Le recueil est destiné à un public interpellé par les débats sur la place de la religion dans les sociétés démocratiques contemporaines. Les textes auront une pertinence toute particulière pour ceux qui se seront interrogés sur les modalités d’encadrement légitimes de la religiosité au Québec dans le contexte constitutionnel canadien, notamment depuis les consultations publiques sur les accommodements religieux et le rapport de la commission Bouchard-Taylor de 2008. Le langage des textes rend l’ouvrage accessible tant à un public de chercheurs avertis qu’aux nouveaux initiés à la problématique.

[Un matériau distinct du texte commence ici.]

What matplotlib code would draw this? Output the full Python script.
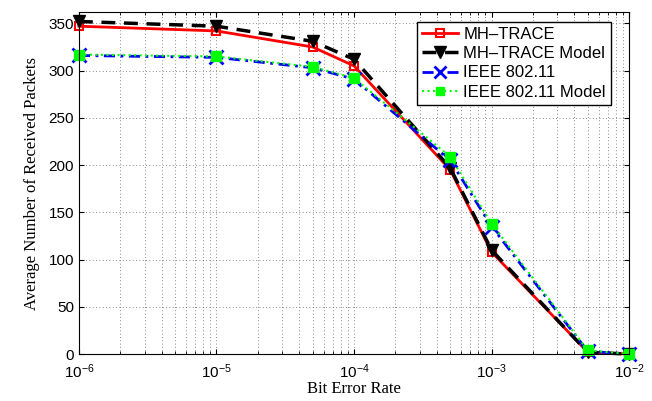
import matplotlib.pyplot as plt
from matplotlib.ticker import LogLocator, NullFormatter

ber = [1e-6, 1e-5, 5e-5, 1e-4, 5e-4, 1e-3, 5e-3, 1e-2]
mh_trace = [347, 342, 325, 305, 195, 108, 2, 0]
mh_model = [352, 347, 331, 312, 197, 110, 2, 0]
ieee = [316, 314, 303, 291, 205, 135, 3, 0]
ieee_model = [317, 315, 304, 292, 209, 138, 4, 0]

plt.rcParams['font.family'] = 'Liberation Sans'
fig = plt.figure(figsize=(6.52, 4.01), dpi=100)
ax = fig.add_axes([0.121, 0.117, 0.844, 0.853])

ax.plot(ber, mh_trace, color='red', lw=2, marker='s', ms=6, mfc='none',
        mew=1.5, label='MH\u2013TRACE', clip_on=False)
ax.plot(ber, mh_model, color='black', lw=2.5, ls=(0, (4, 2.5)), marker='v',
        ms=9, mfc='black', label='MH\u2013TRACE Model', clip_on=False)
ax.plot(ber, ieee, color='blue', lw=2, ls=(0, (4, 2, 1, 2)), marker='x',
        ms=10, mew=2, label='IEEE 802.11', clip_on=False)
ax.plot(ber, ieee_model, color='#00ff00', lw=1.5, ls=':', marker='s',
        ms=7, mfc='#00ff00', mec='#00ff00', label='IEEE 802.11 Model',
        clip_on=False)

ax.set_xscale('log')
ax.set_xlim(1e-6, 1e-2)
ax.set_ylim(0, 362)
ax.set_yticks(range(0, 351, 50))
ax.xaxis.set_minor_locator(LogLocator(base=10, subs=range(2, 10)))
ax.xaxis.set_minor_formatter(NullFormatter())
ax.grid(True, which='both', color='#666666', ls=(0, (1, 3)), lw=0.6)
ax.tick_params(which='both', direction='in', top=True, right=True, labelsize=11)
ax.tick_params(axis='x', pad=6)

ax.set_xlabel('Bit Error Rate', family='Liberation Serif', fontsize=12, labelpad=0)
ax.set_ylabel('Average Number of Received Packets', family='Liberation Serif',
              fontsize=12, labelpad=6)

leg = ax.legend(loc='upper right', fontsize=12, fancybox=False, framealpha=1,
                edgecolor='black', handlelength=2.2, borderpad=0.3,
                labelspacing=0.25, handletextpad=0.3, markerscale=0.9,
                bbox_to_anchor=(0.982, 0.995))
leg.get_frame().set_linewidth(1)

fig.savefig('out.png')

Pour conclure, la principale force du recueil de textes est que les auteurs ont réussi à mettre en relief la nature transversale du débat sur la Charte des valeurs au Québec. Il s’ensuit que c’est un débat dont l’origine provient du désir d’assurer des rapports égalitaires entre les sexes, ayant pour cause la relation entre l’État et la religion (voire la laïcité), mais dont l’effet fut une racialisation des marqueurs ethnoculturels soupçonnée d’atteinte au principe d’égalité des sexes. Force est de constater, cependant, qu’on trouve la faiblesse du recueil dans la démonstration de cette dynamique identitaire transversale. Car, bien que les auteurs aient apporté des précisions indispensables au débat sur la laïcité et souligné l’importance de la réciprocité dans le dialogue interculturel sur le pluralisme, l’impact du débat de la Charte des valeurs sur la capacité des femmes, notamment de confessions religieuses minoritaires, de participer activement et sans préjugé à la démocratie québécoise et à son marché du travail, est un aspect crucial pourtant secondaire dans l’analyse. En somme, il s’agit d’un ouvrage dont les éclaircissements sont d’une grande actualité, à l’heure où l’intolérance assombrit le discours public sur les normes et les valeurs civiques dans bien des sociétés qui se disent pourtant démocratiques.